Wednesday's 3-2 win over Montreal in the Voyageurs Cup was better, but was not enough to overcome the 1-0 loss in the opening leg; the decision to field a weakened side proving costly in the end.
And now they must return to the road for a dispiriting task: a trip to Foxborough, Massachusetts to face one of the Eastern Conference elites, the New England Revolution.
It is a matter for debate whether a club must compete with the teams at the upper echelon in order to make the playoffs – picking up points from the also-rans is likely enough to cross the line – but what is uncontested, is that in order to find any true success once in the playoffs, one must find a way to compete and beat the best.

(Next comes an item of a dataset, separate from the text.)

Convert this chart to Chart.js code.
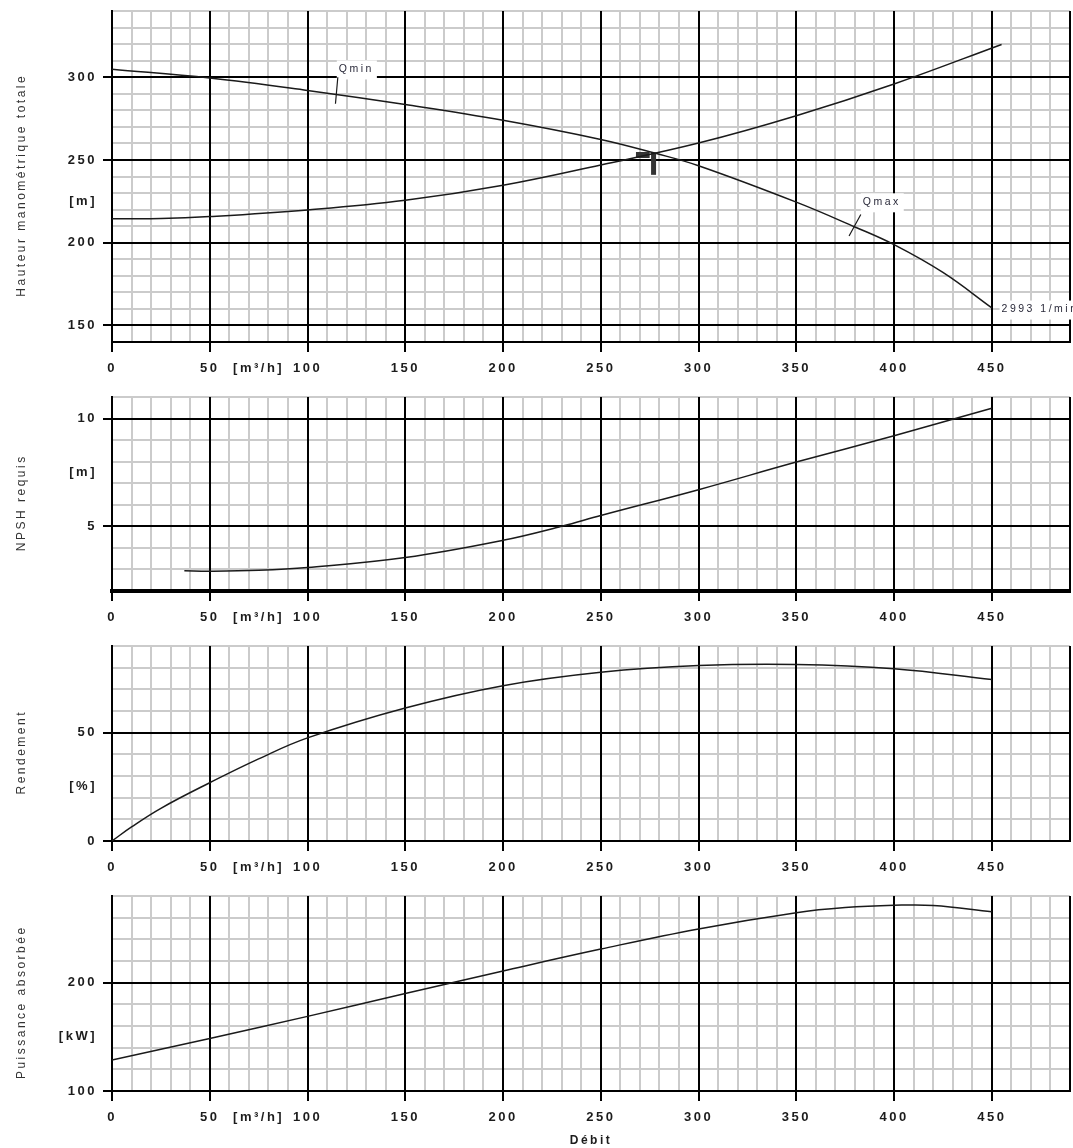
<!DOCTYPE html>
<html>
<head>
<meta charset="utf-8">
<script src="https://cdn.jsdelivr.net/npm/chart.js@4.4.1/dist/chart.umd.min.js"></script>
<style>
    body { margin: 0; background: #fff; }
    #wrap { position: relative; width: 1073px; height: 1148px; }
    canvas { position: absolute; left: 0; }
</style>
</head>
<body>
<div id="wrap">
    <canvas id="hmtChart" width="1073" height="380" style="top:0px"></canvas>
    <canvas id="npshChart" width="1073" height="244" style="top:385px"></canvas>
    <canvas id="effChart" width="1073" height="245" style="top:634px"></canvas>
    <canvas id="powerChart" width="1073" height="264" style="top:884px"></canvas>
</div>
<script>
// debit axis (m3/h)
const debitMin = 0;
const debitMax = 490;
const debitLabelValues = [0, 50, 75, 100, 150, 200, 250, 300, 350, 400, 450];
const debitLabelTexts = ['0', '50', '[m³/h]', '100', '150', '200', '250', '300', '350', '400', '450'];
const debitMajorLines = [0, 50, 100, 150, 200, 250, 300, 350, 400, 450, 490];
const debitTickMarks = [0, 50, 100, 150, 200, 250, 300, 350, 400, 450];

// Hauteur manometrique totale
const hmtPumpQ = [0, 50, 100, 150, 200, 250, 278, 300, 350, 380, 400, 425, 450];
const hmtPumpH = [304.8, 299.5, 292.0, 283.5, 274.0, 262.4, 254.0, 246.5, 224.5, 209.5, 198.8, 182.0, 160.6];
const hmtSystemQ = [0, 25, 50, 100, 150, 200, 250, 300, 350, 400, 455];
const hmtSystemH = [214.5, 214.6, 215.8, 219.8, 225.6, 234.7, 247.0, 260.2, 276.7, 295.9, 319.8];
const qminLeaderQ = [115.5, 114.3];
const qminLeaderH = [300, 284];
const qmaxLeaderQ = [383, 377];
const qmaxLeaderH = [217, 204];
const markerBarQ = [268, 275];
const markerBarH = [253, 253];
const markerStemQ = [277, 277];
const markerStemH = [254.5, 241];
const hmtLabelTexts = ['Qmin', 'Qmax', '2993 1/min'];
const hmtLabelQ = [116, 384, 455];
const hmtLabelH = [304.7, 224.4, 159.6];
const hmtYLabelValues = [150, 200, 225, 250, 300];
const hmtYLabelTexts = ['150', '200', '[m]', '250', '300'];
const hmtYMajor = [150, 200, 250, 300];

// NPSH requis
const npshQ = [37, 50, 75, 100, 150, 200, 230, 250, 300, 350, 400, 450];
const npshM = [2.94, 2.92, 2.96, 3.09, 3.55, 4.35, 5.0, 5.5, 6.7, 7.98, 9.2, 10.48];
const npshYLabelValues = [5, 7.5, 10];
const npshYLabelTexts = ['5', '[m]', '10'];
const npshYMajor = [5, 10];

// Rendement
const effQ = [0, 10, 25, 50, 75, 100, 150, 200, 250, 300, 350, 400, 450];
const effPct = [0, 6.5, 15.1, 26.9, 37.9, 47.6, 61.4, 71.7, 77.9, 81.0, 81.5, 79.5, 74.5];
const effYLabelValues = [0, 25, 50];
const effYLabelTexts = ['0', '[%]', '50'];
const effYMajor = [0, 50];

// Puissance absorbee
const powerQ = [0, 50, 100, 150, 200, 250, 300, 350, 375, 400, 420, 450];
const powerKW = [128.6, 148.5, 168.9, 190, 210.8, 231, 249.6, 264.6, 269.3, 271.4, 271.3, 265.4];
const powerYLabelValues = [100, 150, 200];
const powerYLabelTexts = ['100', '[kW]', '200'];
const powerYMajor = [100, 200];

const MAJOR = '#000000';
const MINOR = '#cbcbcb';
const NONE = 'rgba(0,0,0,0)';
const FAMILY = '"Liberation Sans", Arial, sans-serif';

function range(min, max, step) {
    const out = [];
    for (let v = min; v <= max + 1e-9; v += step) out.push(Math.round(v * 1000) / 1000);
    return out;
}

function toPoints(xs, ys) {
    return xs.map((x, i) => ({ x: x, y: ys[i] }));
}

function curve(xs, ys, width, color) {
    return {
        data: toPoints(xs, ys),
        borderColor: color || '#1a1a1a',
        borderWidth: width || 1.5,
        pointRadius: 0,
        fill: false,
        tension: 0.4
    };
}

// letter spaced text like the printed curve sheet
const spacing = {
    id: 'spacing',
    beforeDraw(chart) {
        chart.ctx.letterSpacing = '2.5px';
    }
};

const textLabels = {
    id: 'textLabels',
    beforeDatasetsDraw(chart, args, opts) {
        const items = opts.items || [];
        const ctx = chart.ctx;
        ctx.save();
        ctx.font = '10.5px ' + FAMILY;
        ctx.textBaseline = 'middle';
        ctx.textAlign = 'left';
        items.forEach(item => {
            const x = chart.scales.x.getPixelForValue(item.q);
            const y = chart.scales.y.getPixelForValue(item.h);
            const w = ctx.measureText(item.text).width;
            ctx.fillStyle = '#ffffff';
            ctx.fillRect(x - 2, y - 9, w + 5, 19);
            ctx.fillStyle = '#2a2a3a';
            ctx.fillText(item.text, x, y);
        });
        ctx.restore();
    }
};

function makePanel(canvasId, padTop, xAxisHeight, yOpts, datasets, labelItems, showDebitTitle, axisWidth) {
    const yTicks = Array.from(new Set(yOpts.labelValues.concat(yOpts.major))).sort((a, b) => a - b);
    const config = {
        type: 'line',
        data: { datasets: datasets },
        plugins: [spacing, textLabels],
        options: {
            responsive: false,
            animation: false,
            events: [],
            layout: { padding: { left: 0, right: 3, top: padTop, bottom: 0 } },
            plugins: {
                legend: { display: false },
                tooltip: { enabled: false },
                textLabels: { items: labelItems }
            },
            scales: {
                xm: {
                    type: 'linear', position: 'bottom', min: debitMin, max: debitMax,
                    afterBuildTicks: (scale) => { scale.ticks = range(debitMin, debitMax, 10).map(v => ({ value: v })); },
                    afterFit: (scale) => { scale.height = 0; scale.paddingLeft = 0; scale.paddingRight = 0; },
                    ticks: { display: false },
                    grid: { color: MINOR, lineWidth: 2, drawTicks: false, z: -2 },
                    border: { display: false }
                },
                ym: {
                    type: 'linear', position: 'left', min: yOpts.min, max: yOpts.max,
                    afterBuildTicks: (scale) => { scale.ticks = range(yOpts.min, yOpts.max, yOpts.step).map(v => ({ value: v })); },
                    afterFit: (scale) => { scale.width = 0; scale.paddingTop = 0; scale.paddingBottom = 0; },
                    ticks: { display: false },
                    grid: { color: MINOR, lineWidth: 2, drawTicks: false, z: -2 },
                    border: { display: false }
                },
                x: {
                    type: 'linear', position: 'bottom', min: debitMin, max: debitMax,
                    afterBuildTicks: (scale) => {
                        const vals = Array.from(new Set(debitLabelValues.concat(debitMajorLines))).sort((a, b) => a - b);
                        scale.ticks = vals.map(v => ({ value: v }));
                    },
                    afterFit: (scale) => { scale.height = xAxisHeight; scale.paddingLeft = 0; scale.paddingRight = 0; },
                    ticks: {
                        autoSkip: false, maxRotation: 0, padding: 9, color: '#1c1c1c',
                        font: { family: FAMILY, size: 13, weight: 'bold' },
                        callback: (value) => {
                            const i = debitLabelValues.indexOf(value);
                            return i >= 0 ? debitLabelTexts[i] : '';
                        }
                    },
                    grid: {
                        lineWidth: 2, tickLength: 10, tickWidth: 2, z: -1,
                        color: (ctx) => ctx.tick && debitMajorLines.includes(ctx.tick.value) ? MAJOR : NONE,
                        tickColor: (ctx) => ctx.tick && debitTickMarks.includes(ctx.tick.value) ? MAJOR : NONE
                    },
                    border: { display: true, color: MAJOR, width: axisWidth || 2 },
                    title: {
                        display: !!showDebitTitle, text: 'Débit', color: '#1c1c1c',
                        font: { family: FAMILY, size: 12, weight: 'bold' },
                        padding: { top: 0, bottom: 0 }
                    }
                },
                y: {
                    type: 'linear', position: 'left', min: yOpts.min, max: yOpts.max,
                    afterBuildTicks: (scale) => { scale.ticks = yTicks.map(v => ({ value: v })); },
                    afterFit: (scale) => { scale.width = 112; scale.paddingTop = 0; scale.paddingBottom = 0; },
                    ticks: {
                        padding: 6, color: '#1c1c1c',
                        font: { family: FAMILY, size: 13, weight: 'bold' },
                        callback: (value) => {
                            const i = yOpts.labelValues.indexOf(value);
                            return i >= 0 ? yOpts.labelTexts[i] : '';
                        }
                    },
                    grid: {
                        lineWidth: 2, tickLength: 9, tickWidth: 2, z: -1,
                        color: (ctx) => ctx.tick && yOpts.major.includes(ctx.tick.value) ? MAJOR : NONE,
                        tickColor: (ctx) => ctx.tick && yOpts.major.includes(ctx.tick.value) ? MAJOR : NONE
                    },
                    border: { display: true, color: MAJOR, width: 2 },
                    title: {
                        // trailing spaces push the rotated title a little lower, as on the sheet
                        display: true, text: yOpts.title + '   ', color: '#333',
                        font: { family: FAMILY, size: 12 },
                        padding: { top: 14, bottom: 0 }
                    }
                }
            }
        }
    };
    return new Chart(document.getElementById(canvasId).getContext('2d'), config);
}

const hmtLabels = hmtLabelTexts.map((t, i) => ({ text: t, q: hmtLabelQ[i], h: hmtLabelH[i] }));

makePanel('hmtChart', 11, 38, {
    min: 140, max: 340, step: 10, major: hmtYMajor,
    labelValues: hmtYLabelValues, labelTexts: hmtYLabelTexts,
    title: 'Hauteur manométrique totale'
}, [
    curve(hmtPumpQ, hmtPumpH),
    curve(hmtSystemQ, hmtSystemH),
    curve(qminLeaderQ, qminLeaderH, 1.2),
    curve(qmaxLeaderQ, qmaxLeaderH, 1.2),
    curve(markerBarQ, markerBarH, 6, '#333'),
    curve(markerStemQ, markerStemH, 5, '#333')
], hmtLabels, false);

makePanel('npshChart', 12, 38, {
    min: 2, max: 11, step: 1, major: npshYMajor,
    labelValues: npshYLabelValues, labelTexts: npshYLabelTexts,
    title: 'NPSH requis'
}, [curve(npshQ, npshM)], [], false, 4);

makePanel('effChart', 12, 38, {
    min: 0, max: 90, step: 10, major: effYMajor,
    labelValues: effYLabelValues, labelTexts: effYLabelTexts,
    title: 'Rendement'
}, [curve(effQ, effPct)], [], false);

makePanel('powerChart', 12, 57, {
    min: 100, max: 280, step: 20, major: powerYMajor,
    labelValues: powerYLabelValues, labelTexts: powerYLabelTexts,
    title: 'Puissance absorbée'
}, [curve(powerQ, powerKW)], [], true);
</script>
</body>
</html>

Saturday offers TFC a chance to prove they can put the current struggles to the side and properly belong in those conversations, but it will not be easy.
A closer look at this weekend's opponent, the New England Revolution is in order.
Now well into his fourth season in charge of the club, Jay Heaps has proved himself to be one of the leading lights of the next generation of MLS coaches. Along with the likes of Jason Kreis, Ben Olsen, and Peter Vermes, Heaps has successfully made that transition from the pitch, as a former MLS player, to the managerial hot-seat – with a brief stint in the press-box in between.
Having failed to reach the playoffs in his first season – the Revs finished ninth in 2012 – Heaps has guided his club to consecutive top three finishes the past two seasons, reaching the Conference Semifinals in 2013 and the MLS Cup Final itself last season, falling to winners LA 2-1 in extra time. It was the club's fifth defeat in the final; always the bridesmaid.
With such a formidable squad at his disposal, Heaps was left to merely tinker around the edges in the off-season as they look to mount a similar challenge and overturn the cruelty of cup finals that has dogged the franchise.
A flood of players would exit the club: International strikers Dimitry Imbongo and Geoffrey Castillion were shipped out to Colorado; the likes of Tony Taylor, Andre Akpan, Donnie Smith, and veteran Shalrie Joseph had their options declined; while first-year forward Patrick Mullins, and Taylor too, or his rights at least, were selected by New York City in the Expansion Draft.
There were some significant losses, particularly at the centre-back position, where both AJ Soares and Stephen McCarthy, faithful servants on the back-line, exited the club, bound for Italy and Finland, respectively.
Heaps set about restocking his roster with a variety of moves.
December saw Jeremy Hall arrive fro m Toronto in exchange for a fourth-round draft pick; while January saw Sean Okoli arrive in a draft-day deal, this time with Seattle, that had the Revolution send their 33rd overall pick to the Sounders. They would re-sign Donnie Smith later that month, but it was the return of Juan Agudelo that turned heads.
Agudelo, who signed on a free, had excelled in a short stint with the club back in 2013, scoring seven goals in fourteen appearances, before trying his luck in Europe.
The Revolution would complete their transactions with a series of free transfers, most noteworthy among them was the acquisition of former FC Dallas homegrown defender London Woodberry, who has proved himself a useful addition in recent weeks.
One final signing worth noting was completed just this month, as Haitian midfielder Zachary Herivaux signed a homegrown deal of his own – far too soon for him to be a factor, but always interesting to keep an eye on how young talent is progressing.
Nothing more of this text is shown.